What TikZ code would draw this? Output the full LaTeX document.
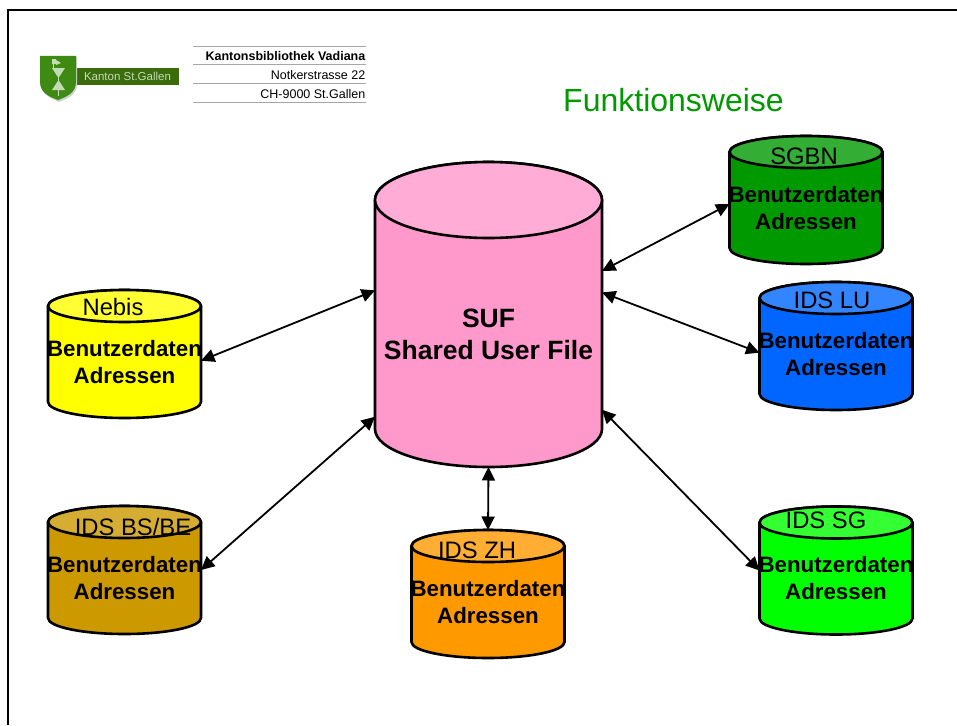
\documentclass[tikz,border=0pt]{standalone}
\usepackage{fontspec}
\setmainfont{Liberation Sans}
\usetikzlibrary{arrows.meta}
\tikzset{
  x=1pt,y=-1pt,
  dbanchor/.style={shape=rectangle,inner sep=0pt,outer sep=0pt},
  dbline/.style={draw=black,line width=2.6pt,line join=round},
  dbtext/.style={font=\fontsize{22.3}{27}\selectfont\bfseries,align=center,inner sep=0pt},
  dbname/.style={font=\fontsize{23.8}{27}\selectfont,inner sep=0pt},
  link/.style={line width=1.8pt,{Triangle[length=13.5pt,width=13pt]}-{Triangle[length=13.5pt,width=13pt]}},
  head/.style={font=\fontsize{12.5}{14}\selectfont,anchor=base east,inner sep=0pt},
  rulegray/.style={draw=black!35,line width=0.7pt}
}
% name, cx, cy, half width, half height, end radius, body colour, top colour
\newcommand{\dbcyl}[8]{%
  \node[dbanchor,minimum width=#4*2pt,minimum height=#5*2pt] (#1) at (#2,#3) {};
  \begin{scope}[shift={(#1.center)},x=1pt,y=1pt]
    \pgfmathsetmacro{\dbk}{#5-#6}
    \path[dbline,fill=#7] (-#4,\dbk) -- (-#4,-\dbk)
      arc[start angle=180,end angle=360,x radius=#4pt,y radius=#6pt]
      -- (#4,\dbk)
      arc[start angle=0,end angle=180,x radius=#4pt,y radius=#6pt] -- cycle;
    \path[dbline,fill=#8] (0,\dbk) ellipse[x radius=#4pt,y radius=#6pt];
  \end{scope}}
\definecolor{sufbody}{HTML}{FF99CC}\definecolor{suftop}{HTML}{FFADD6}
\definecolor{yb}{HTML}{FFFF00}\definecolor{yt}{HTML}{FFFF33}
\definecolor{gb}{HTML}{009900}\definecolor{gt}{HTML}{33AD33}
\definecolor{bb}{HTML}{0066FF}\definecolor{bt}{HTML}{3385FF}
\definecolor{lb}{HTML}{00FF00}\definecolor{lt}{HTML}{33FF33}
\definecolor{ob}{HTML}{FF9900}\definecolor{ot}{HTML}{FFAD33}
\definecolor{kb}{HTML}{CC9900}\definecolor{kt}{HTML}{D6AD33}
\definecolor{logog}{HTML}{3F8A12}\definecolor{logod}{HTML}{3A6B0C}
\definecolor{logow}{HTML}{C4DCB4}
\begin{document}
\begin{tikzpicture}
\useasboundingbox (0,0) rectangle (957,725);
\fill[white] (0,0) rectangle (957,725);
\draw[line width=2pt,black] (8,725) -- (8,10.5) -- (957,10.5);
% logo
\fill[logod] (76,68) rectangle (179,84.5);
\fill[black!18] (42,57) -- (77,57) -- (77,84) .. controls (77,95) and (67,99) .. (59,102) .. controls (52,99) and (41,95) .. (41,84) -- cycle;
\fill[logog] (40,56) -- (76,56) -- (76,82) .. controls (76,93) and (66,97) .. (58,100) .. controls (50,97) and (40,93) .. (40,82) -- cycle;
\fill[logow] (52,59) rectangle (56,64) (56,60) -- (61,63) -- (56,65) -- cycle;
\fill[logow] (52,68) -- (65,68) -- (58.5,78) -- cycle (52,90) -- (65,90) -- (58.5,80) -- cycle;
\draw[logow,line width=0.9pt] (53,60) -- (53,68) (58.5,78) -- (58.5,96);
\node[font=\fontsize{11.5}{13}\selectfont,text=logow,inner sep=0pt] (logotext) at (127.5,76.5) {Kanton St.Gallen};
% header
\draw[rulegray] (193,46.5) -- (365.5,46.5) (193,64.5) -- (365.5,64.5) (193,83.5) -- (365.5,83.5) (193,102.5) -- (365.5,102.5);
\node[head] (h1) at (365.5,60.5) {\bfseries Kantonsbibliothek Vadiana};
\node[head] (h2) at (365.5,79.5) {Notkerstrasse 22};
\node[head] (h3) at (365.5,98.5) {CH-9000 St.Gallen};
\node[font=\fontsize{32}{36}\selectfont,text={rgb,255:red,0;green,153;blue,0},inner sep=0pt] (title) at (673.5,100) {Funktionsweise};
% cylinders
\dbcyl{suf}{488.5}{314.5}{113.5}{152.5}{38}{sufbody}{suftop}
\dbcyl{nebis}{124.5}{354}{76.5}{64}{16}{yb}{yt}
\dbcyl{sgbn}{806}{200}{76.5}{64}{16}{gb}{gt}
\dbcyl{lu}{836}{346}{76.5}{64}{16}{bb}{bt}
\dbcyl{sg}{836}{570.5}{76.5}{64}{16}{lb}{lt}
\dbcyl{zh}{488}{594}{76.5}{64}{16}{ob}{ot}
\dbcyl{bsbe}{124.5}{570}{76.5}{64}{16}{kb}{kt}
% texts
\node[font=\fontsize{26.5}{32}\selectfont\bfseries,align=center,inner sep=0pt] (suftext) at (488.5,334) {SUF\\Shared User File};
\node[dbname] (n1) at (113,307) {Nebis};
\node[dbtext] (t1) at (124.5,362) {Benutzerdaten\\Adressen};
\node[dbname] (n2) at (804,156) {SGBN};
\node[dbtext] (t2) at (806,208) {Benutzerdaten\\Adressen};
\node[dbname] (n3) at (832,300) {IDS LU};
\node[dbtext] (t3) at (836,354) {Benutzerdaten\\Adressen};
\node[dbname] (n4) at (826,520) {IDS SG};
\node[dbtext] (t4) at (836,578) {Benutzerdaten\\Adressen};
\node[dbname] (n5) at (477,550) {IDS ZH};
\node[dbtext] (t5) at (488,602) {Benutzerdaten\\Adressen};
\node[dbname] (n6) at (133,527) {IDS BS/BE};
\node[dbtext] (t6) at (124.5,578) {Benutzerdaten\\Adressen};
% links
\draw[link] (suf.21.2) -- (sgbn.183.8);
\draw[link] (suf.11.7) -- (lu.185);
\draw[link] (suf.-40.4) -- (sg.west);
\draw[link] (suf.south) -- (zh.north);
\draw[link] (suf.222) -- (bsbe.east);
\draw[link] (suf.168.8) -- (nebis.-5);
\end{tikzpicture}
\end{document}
************
_What you need to do_
Pictures are to be left out; repeat all the remaining data exactly.

_The output_
What TikZ code would draw this? Output the full LaTeX document.
\documentclass[tikz,border=0pt]{standalone}
\usepackage{fontspec}
\setmainfont{Liberation Sans}
\usetikzlibrary{arrows.meta}
\tikzset{
  x=1pt,y=-1pt,
  dbanchor/.style={shape=rectangle,inner sep=0pt,outer sep=0pt},
  dbline/.style={draw=black,line width=2.6pt,line join=round},
  dbtext/.style={font=\fontsize{22.3}{27}\selectfont\bfseries,align=center,inner sep=0pt},
  dbname/.style={font=\fontsize{23.8}{27}\selectfont,inner sep=0pt},
  link/.style={line width=1.8pt,{Triangle[length=13.5pt,width=13pt]}-{Triangle[length=13.5pt,width=13pt]}},
  head/.style={font=\fontsize{12.5}{14}\selectfont,anchor=base east,inner sep=0pt},
  rulegray/.style={draw=black!35,line width=0.7pt}
}
% name, cx, cy, half width, half height, end radius, body colour, top colour
\newcommand{\dbcyl}[8]{%
  \node[dbanchor,minimum width=#4*2pt,minimum height=#5*2pt] (#1) at (#2,#3) {};
  \begin{scope}[shift={(#1.center)},x=1pt,y=1pt]
    \pgfmathsetmacro{\dbk}{#5-#6}
    \path[dbline,fill=#7] (-#4,\dbk) -- (-#4,-\dbk)
      arc[start angle=180,end angle=360,x radius=#4pt,y radius=#6pt]
      -- (#4,\dbk)
      arc[start angle=0,end angle=180,x radius=#4pt,y radius=#6pt] -- cycle;
    \path[dbline,fill=#8] (0,\dbk) ellipse[x radius=#4pt,y radius=#6pt];
  \end{scope}}
\definecolor{sufbody}{HTML}{FF99CC}\definecolor{suftop}{HTML}{FFADD6}
\definecolor{yb}{HTML}{FFFF00}\definecolor{yt}{HTML}{FFFF33}
\definecolor{gb}{HTML}{009900}\definecolor{gt}{HTML}{33AD33}
\definecolor{bb}{HTML}{0066FF}\definecolor{bt}{HTML}{3385FF}
\definecolor{lb}{HTML}{00FF00}\definecolor{lt}{HTML}{33FF33}
\definecolor{ob}{HTML}{FF9900}\definecolor{ot}{HTML}{FFAD33}
\definecolor{kb}{HTML}{CC9900}\definecolor{kt}{HTML}{D6AD33}
\definecolor{logog}{HTML}{3F8A12}\definecolor{logod}{HTML}{3A6B0C}
\definecolor{logow}{HTML}{C4DCB4}
\begin{document}
\begin{tikzpicture}
\useasboundingbox (0,0) rectangle (957,725);
\fill[white] (0,0) rectangle (957,725);
\draw[line width=2pt,black] (8,725) -- (8,10.5) -- (957,10.5);
% logo
\fill[logod] (76,68) rectangle (179,84.5);
\fill[black!18] (42,57) -- (77,57) -- (77,84) .. controls (77,95) and (67,99) .. (59,102) .. controls (52,99) and (41,95) .. (41,84) -- cycle;
\fill[logog] (40,56) -- (76,56) -- (76,82) .. controls (76,93) and (66,97) .. (58,100) .. controls (50,97) and (40,93) .. (40,82) -- cycle;
\fill[logow] (52,59) rectangle (56,64) (56,60) -- (61,63) -- (56,65) -- cycle;
\fill[logow] (52,68) -- (65,68) -- (58.5,78) -- cycle (52,90) -- (65,90) -- (58.5,80) -- cycle;
\draw[logow,line width=0.9pt] (53,60) -- (53,68) (58.5,78) -- (58.5,96);
\node[font=\fontsize{11.5}{13}\selectfont,text=logow,inner sep=0pt] (logotext) at (127.5,76.5) {Kanton St.Gallen};
% header
\draw[rulegray] (193,46.5) -- (365.5,46.5) (193,64.5) -- (365.5,64.5) (193,83.5) -- (365.5,83.5) (193,102.5) -- (365.5,102.5);
\node[head] (h1) at (365.5,60.5) {\bfseries Kantonsbibliothek Vadiana};
\node[head] (h2) at (365.5,79.5) {Notkerstrasse 22};
\node[head] (h3) at (365.5,98.5) {CH-9000 St.Gallen};
\node[font=\fontsize{32}{36}\selectfont,text={rgb,255:red,0;green,153;blue,0},inner sep=0pt] (title) at (673.5,100) {Funktionsweise};
% cylinders
\dbcyl{suf}{488.5}{314.5}{113.5}{152.5}{38}{sufbody}{suftop}
\dbcyl{nebis}{124.5}{354}{76.5}{64}{16}{yb}{yt}
\dbcyl{sgbn}{806}{200}{76.5}{64}{16}{gb}{gt}
\dbcyl{lu}{836}{346}{76.5}{64}{16}{bb}{bt}
\dbcyl{sg}{836}{570.5}{76.5}{64}{16}{lb}{lt}
\dbcyl{zh}{488}{594}{76.5}{64}{16}{ob}{ot}
\dbcyl{bsbe}{124.5}{570}{76.5}{64}{16}{kb}{kt}
% texts
\node[font=\fontsize{26.5}{32}\selectfont\bfseries,align=center,inner sep=0pt] (suftext) at (488.5,334) {SUF\\Shared User File};
\node[dbname] (n1) at (113,307) {Nebis};
\node[dbtext] (t1) at (124.5,362) {Benutzerdaten\\Adressen};
\node[dbname] (n2) at (804,156) {SGBN};
\node[dbtext] (t2) at (806,208) {Benutzerdaten\\Adressen};
\node[dbname] (n3) at (832,300) {IDS LU};
\node[dbtext] (t3) at (836,354) {Benutzerdaten\\Adressen};
\node[dbname] (n4) at (826,520) {IDS SG};
\node[dbtext] (t4) at (836,578) {Benutzerdaten\\Adressen};
\node[dbname] (n5) at (477,550) {IDS ZH};
\node[dbtext] (t5) at (488,602) {Benutzerdaten\\Adressen};
\node[dbname] (n6) at (133,527) {IDS BS/BE};
\node[dbtext] (t6) at (124.5,578) {Benutzerdaten\\Adressen};
% links
\draw[link] (suf.21.2) -- (sgbn.183.8);
\draw[link] (suf.11.7) -- (lu.185);
\draw[link] (suf.-40.4) -- (sg.west);
\draw[link] (suf.south) -- (zh.north);
\draw[link] (suf.222) -- (bsbe.east);
\draw[link] (suf.168.8) -- (nebis.-5);
\end{tikzpicture}
\end{document}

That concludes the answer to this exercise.